### Work to complete
Skip all pictures. Write out the data below from its first line through the line that contains "var alyssumExp1SE = [0, 132, 53, 0];".

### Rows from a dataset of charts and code
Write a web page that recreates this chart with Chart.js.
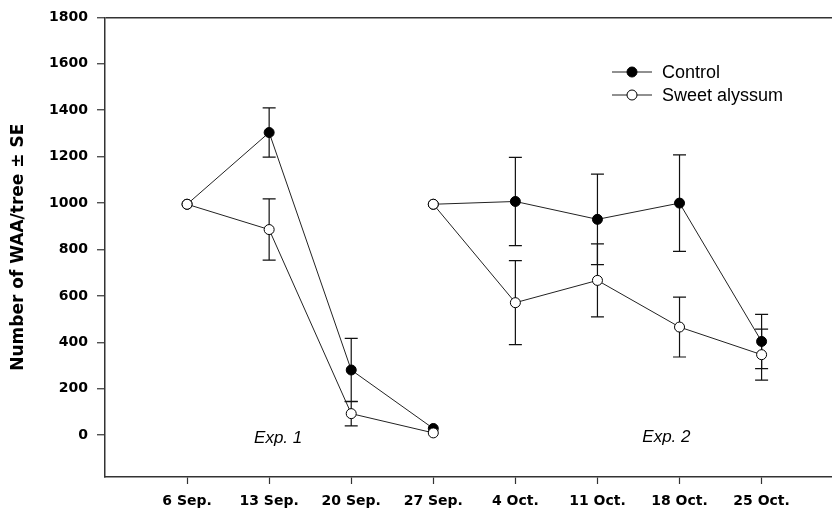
<!DOCTYPE html>
<html>
<head>
<meta charset="utf-8">
<script src="https://cdn.jsdelivr.net/npm/chart.js@4"></script>
<style>
  body { margin: 0; background: #fff; overflow: hidden; }
</style>
</head>
<body>
<canvas id="chart1" width="839" height="515"></canvas>
<script>
// sampling dates, x position = index + 1
var dates = ['6 Sep.', '13 Sep.', '20 Sep.', '27 Sep.', '4 Oct.', '11 Oct.', '18 Oct.', '25 Oct.'];
var exp1Idx = [0, 1, 2, 3];
var exp2Idx = [3, 4, 5, 6, 7];

var controlExp1   = [995, 1304, 281, 29];
var controlExp1SE = [0, 106, 136, 0];
var alyssumExp1   = [995, 886, 93, 10];
var alyssumExp1SE = [0, 132, 53, 0];

var controlExp2   = [995, 1007, 930, 1000, 404];
var controlExp2SE = [0, 190, 195, 208, 117];
var alyssumExp2   = [995, 571, 667, 466, 347];
var alyssumExp2SE = [0, 181, 157, 129, 110];

var yTicks = [0, 200, 400, 600, 800, 1000, 1200, 1400, 1600, 1800];

function pts(idx, vals) {
  return idx.map(function (d, i) { return { x: d + 1, y: vals[i] }; });
}

function ds(idx, vals, se, filled) {
  return {
    data: pts(idx, vals),
    se: se,
    borderColor: '#222',
    borderWidth: 1,
    pointRadius: 5,
    pointBorderWidth: 1,
    pointBorderColor: '#000',
    pointBackgroundColor: filled ? '#000' : '#fff',
    fill: false,
    tension: 0
  };
}

var errorBars = {
  id: 'errorBars',
  beforeDatasetsDraw: function (chart) {
    var c = chart.ctx, ys = chart.scales.y;
    c.save();
    c.strokeStyle = '#111';
    c.lineWidth = 1.2;
    chart.data.datasets.forEach(function (d, di) {
      var meta = chart.getDatasetMeta(di);
      meta.data.forEach(function (p, i) {
        var se = d.se[i];
        if (!se) return;
        var v = d.data[i].y;
        var top = ys.getPixelForValue(v + se), bot = ys.getPixelForValue(v - se);
        c.beginPath();
        c.moveTo(p.x, top); c.lineTo(p.x, bot);
        c.moveTo(p.x - 6.5, top); c.lineTo(p.x + 6.5, top);
        c.moveTo(p.x - 6.5, bot); c.lineTo(p.x + 6.5, bot);
        c.stroke();
      });
    });
    c.restore();
  }
};

var extras = {
  id: 'extras',
  afterDraw: function (chart) {
    var c = chart.ctx, xs = chart.scales.x, ys = chart.scales.y;
    c.save();
    // experiment labels
    c.fillStyle = '#000';
    c.font = 'italic 17px "Liberation Sans"';
    c.textAlign = 'center';
    c.textBaseline = 'middle';
    c.fillText('Exp. 1', xs.getPixelForValue(2.11), ys.getPixelForValue(-12));
    c.fillText('Exp. 2', xs.getPixelForValue(6.84), ys.getPixelForValue(-8));

    // legend
    var items = [['Control', '#000', 72], ['Sweet alyssum', '#fff', 95]];
    c.font = '18px "Liberation Sans"';
    c.textAlign = 'left';
    items.forEach(function (it) {
      c.strokeStyle = '#222';
      c.lineWidth = 1.2;
      c.beginPath();
      c.moveTo(612, it[2]); c.lineTo(652, it[2]);
      c.stroke();
      c.beginPath();
      c.arc(632, it[2], 5, 0, Math.PI * 2);
      c.fillStyle = it[1];
      c.fill();
      c.strokeStyle = '#000';
      c.lineWidth = 1;
      c.stroke();
      c.fillStyle = '#000';
      c.fillText(it[0], 662, it[2] + 1);
    });
    c.restore();
  }
};

var ctx = document.getElementById('chart1').getContext('2d');
var chart = new Chart(ctx, {
  type: 'line',
  data: {
    datasets: [
      ds(exp1Idx, alyssumExp1, alyssumExp1SE, false),
      ds(exp2Idx, alyssumExp2, alyssumExp2SE, false),
      ds(exp1Idx, controlExp1, controlExp1SE, true),
      ds(exp2Idx, controlExp2, controlExp2SE, true)
    ]
  },
  options: {
    responsive: false,
    animation: false,
    layout: { padding: { top: 15, right: 0, left: 0, bottom: 0 } },
    plugins: { legend: { display: false }, tooltip: { enabled: false } },
    scales: {
      x: {
        type: 'linear',
        min: 0,
        max: 8.87,
        afterBuildTicks: function (s) {
          s.ticks = dates.map(function (d, i) { return { value: i + 1 }; });
        },
        afterFit: function (s) { s.height = 38; },
        ticks: {
          padding: 9,
          color: '#000',
          font: { family: 'DejaVu Sans', size: 14, weight: 'bold' },
          callback: function (v) { return dates[v - 1]; }
        },
        grid: { drawOnChartArea: false, tickLength: 7, tickColor: '#333', tickWidth: 1.2 },
        border: { color: '#333', width: 1.5 }
      },
      y: {
        min: -180,
        max: 1800,
        afterBuildTicks: function (s) {
          s.ticks = yTicks.map(function (v) { return { value: v }; });
        },
        afterFit: function (s) { s.width = 105; },
        ticks: {
          padding: 9,
          color: '#000',
          font: { family: 'DejaVu Sans', size: 14, weight: 'bold' },
          callback: function (v) { return String(v); }
        },
        grid: {
          color: function (c) { return c.tick && c.tick.value === 1800 ? '#333' : 'transparent'; },
          lineWidth: 1.5,
          tickLength: 8,
          tickColor: '#333',
          tickWidth: 1.2
        },
        border: { color: '#333', width: 1.5 },
        title: {
          display: true,
          text: 'Number of WAA/tree \u00b1 SE',
          color: '#000',
          font: { family: 'DejaVu Sans', size: 17, weight: 'bold' },
          padding: { top: 8, bottom: 0 }
        }
      }
    }
  },
  plugins: [errorBars, extras]
});
</script>
</body>
</html>
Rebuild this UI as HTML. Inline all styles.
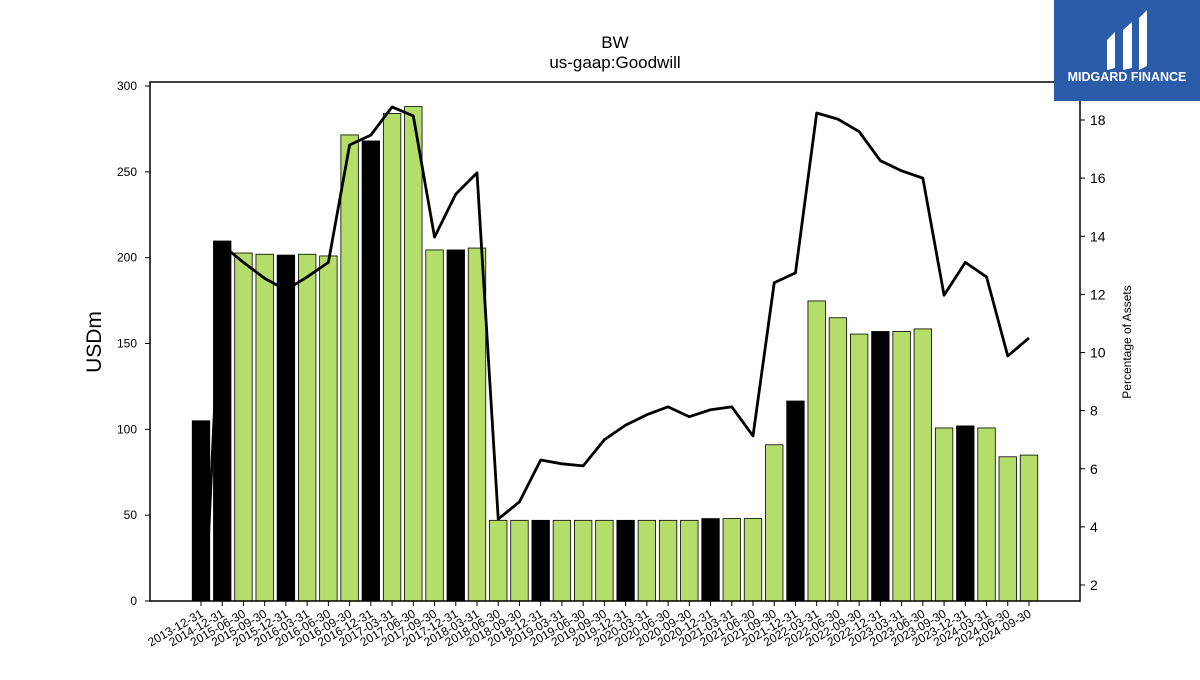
<!DOCTYPE html>
<html><head><meta charset="utf-8"><style>
body{margin:0;background:#fff;}
svg text{font-family:"Liberation Sans","DejaVu Sans",sans-serif;}
</style></head><body>
<svg id="chart" width="1200" height="675" viewBox="0 0 1200 675" xmlns="http://www.w3.org/2000/svg">
<defs><clipPath id="plotclip"><rect x="150" y="82" width="930" height="519"/></clipPath></defs>
<rect width="1200" height="675" fill="#fff"/>
<text x="615" y="48" text-anchor="middle" font-size="17">BW</text>
<text x="615" y="68" text-anchor="middle" font-size="17">us-gaap:Goodwill</text>
<g id="bars"></g>
<g id="line" clip-path="url(#plotclip)"></g>
<rect x="150" y="82" width="930" height="519" fill="none" stroke="#000" stroke-width="1.5"/>
<g id="axes"></g>
<text transform="translate(101,342) rotate(-90)" text-anchor="middle" font-size="21">USDm</text>
<text transform="translate(1131,342) rotate(-90)" text-anchor="middle" font-size="12">Percentage of Assets</text>
<g>
<rect x="1054" y="0" width="146" height="101" fill="#2a5caa"/>
<path d="M1107 40 L1115 32 L1115 68 L1107 70 Z M1123 30 L1132 22 L1132 68 L1123 70 Z M1139 18 L1147 10 L1147 66 L1139 70 Z" fill="#fff"/>
<text x="1127" y="81" text-anchor="middle" font-size="12.5" font-weight="bold" fill="#fff">MIDGARD FINANCE</text>
</g>
</svg>
<script>
const categories=["2013-12-31","2014-12-31","2015-06-30","2015-09-30","2015-12-31","2016-03-31","2016-06-30","2016-09-30","2016-12-31","2017-03-31","2017-06-30","2017-09-30","2017-12-31","2018-03-31","2018-06-30","2018-09-30","2018-12-31","2019-03-31","2019-06-30","2019-09-30","2019-12-31","2020-03-31","2020-06-30","2020-09-30","2020-12-31","2021-03-31","2021-06-30","2021-09-30","2021-12-31","2022-03-31","2022-06-30","2022-09-30","2022-12-31","2023-03-31","2023-06-30","2023-09-30","2023-12-31","2024-03-31","2024-06-30","2024-09-30"];
const goodwill=[105,209.7,202.7,202,201.5,202,201,271.5,268,284,288,204.5,204.5,205.6,47,47,47,47,47,47,47,47,47,47,48,48,48,91,116.5,174.8,165,155.5,157,157,158.5,100.8,102,100.8,84,85];
const pctAssets=[-1.8,13.7,13.1,12.55,12.15,12.6,13.1,17.14,17.48,18.45,18.14,13.97,15.45,16.18,4.27,4.86,6.3,6.17,6.1,7.0,7.5,7.86,8.13,7.79,8.03,8.13,7.13,12.4,12.74,18.24,18.03,17.6,16.6,16.25,16.0,11.97,13.1,12.6,9.88,10.5];
const leftTicks=[0,50,100,150,200,250,300];
const rightTicks=[2,4,6,8,10,12,14,16,18];
const NS="http://www.w3.org/2000/svg";
const xPos=i=>201+i*(1029-201)/(categories.length-1);
const yL=v=>601-v*(515/300);
const yR=v=>585-(v-2)*(465/16);
const isYearEnd=c=>c.endsWith("12-31");
function mk(tag,attrs,parent){const e=document.createElementNS(NS,tag);for(const k in attrs)e.setAttribute(k,attrs[k]);parent.appendChild(e);return e;}
const bars=document.getElementById("bars"),line=document.getElementById("line"),axes=document.getElementById("axes");
const bw=17.5;
goodwill.forEach((v,i)=>{
 const r=mk("rect",{x:xPos(i)-bw/2,y:yL(v),width:bw,height:601-yL(v),fill:isYearEnd(categories[i])?"#000":"#b5dd6a",stroke:"#000","stroke-width":0.8},bars);
 
 
});
const pts=pctAssets.map((v,i)=>xPos(i)+","+yR(v)).join(" ");
const pl=mk("polyline",{points:pts,fill:"none",stroke:"#000","stroke-width":2.8,"stroke-linejoin":"round"},line);


leftTicks.forEach(t=>{
 const y=yL(t);
 mk("line",{x1:145,x2:150,y1:y,y2:y,stroke:"#000"},axes);
 const tx=mk("text",{x:137,y:y+4,"text-anchor":"end","font-size":12},axes);tx.textContent=t;
 
 
});
rightTicks.forEach(t=>{
 const y=yR(t);
 mk("line",{x1:1080,x2:1085,y1:y,y2:y,stroke:"#000"},axes);
 const tx=mk("text",{x:1090,y:y+5,"font-size":14},axes);tx.textContent=t;
 
 
});
categories.forEach((c,i)=>{
 const x=xPos(i);
 mk("line",{x1:x,x2:x,y1:601,y2:606,stroke:"#000"},axes);
 const tx=mk("text",{x:x+3,y:616,"text-anchor":"end","font-size":12,transform:"rotate(-30 "+(x+3)+" 616)"},axes);tx.textContent=c;
 
 
});
</script>
</body></html>
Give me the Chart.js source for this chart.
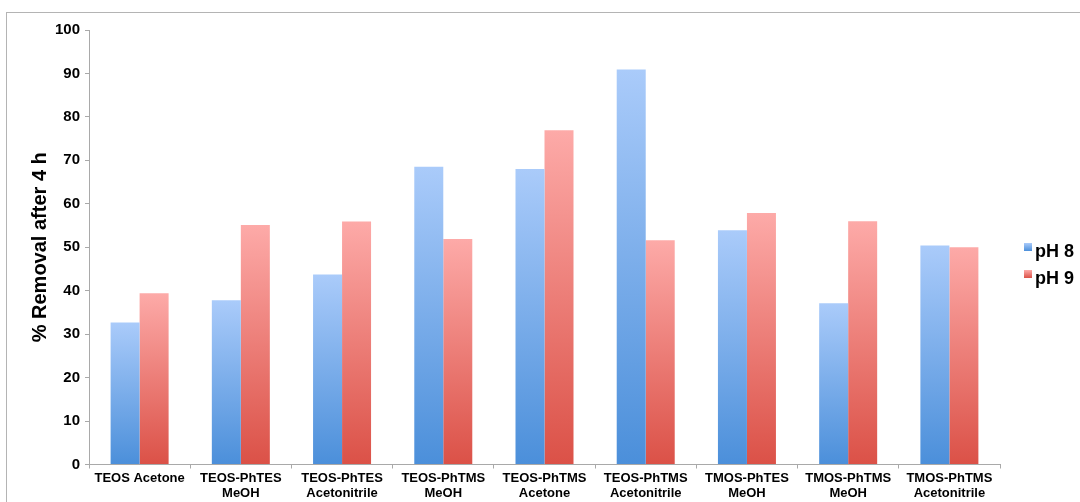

### Answer to this exercise
Write a web page that recreates this chart with Chart.js.
<!DOCTYPE html>
<html>
<head>
<meta charset="utf-8">
<script src="https://cdn.jsdelivr.net/npm/chart.js@4"></script>
<style>
  body { margin: 0; background: #fff; overflow: hidden; }
</style>
</head>
<body>
<canvas id="chart1" width="839" height="515"></canvas>
<script>
// sampling dates, x position = index + 1
var dates = ['6 Sep.', '13 Sep.', '20 Sep.', '27 Sep.', '4 Oct.', '11 Oct.', '18 Oct.', '25 Oct.'];
var exp1Idx = [0, 1, 2, 3];
var exp2Idx = [3, 4, 5, 6, 7];

var controlExp1   = [995, 1304, 281, 29];
var controlExp1SE = [0, 106, 136, 0];
var alyssumExp1   = [995, 886, 93, 10];
var alyssumExp1SE = [0, 132, 53, 0];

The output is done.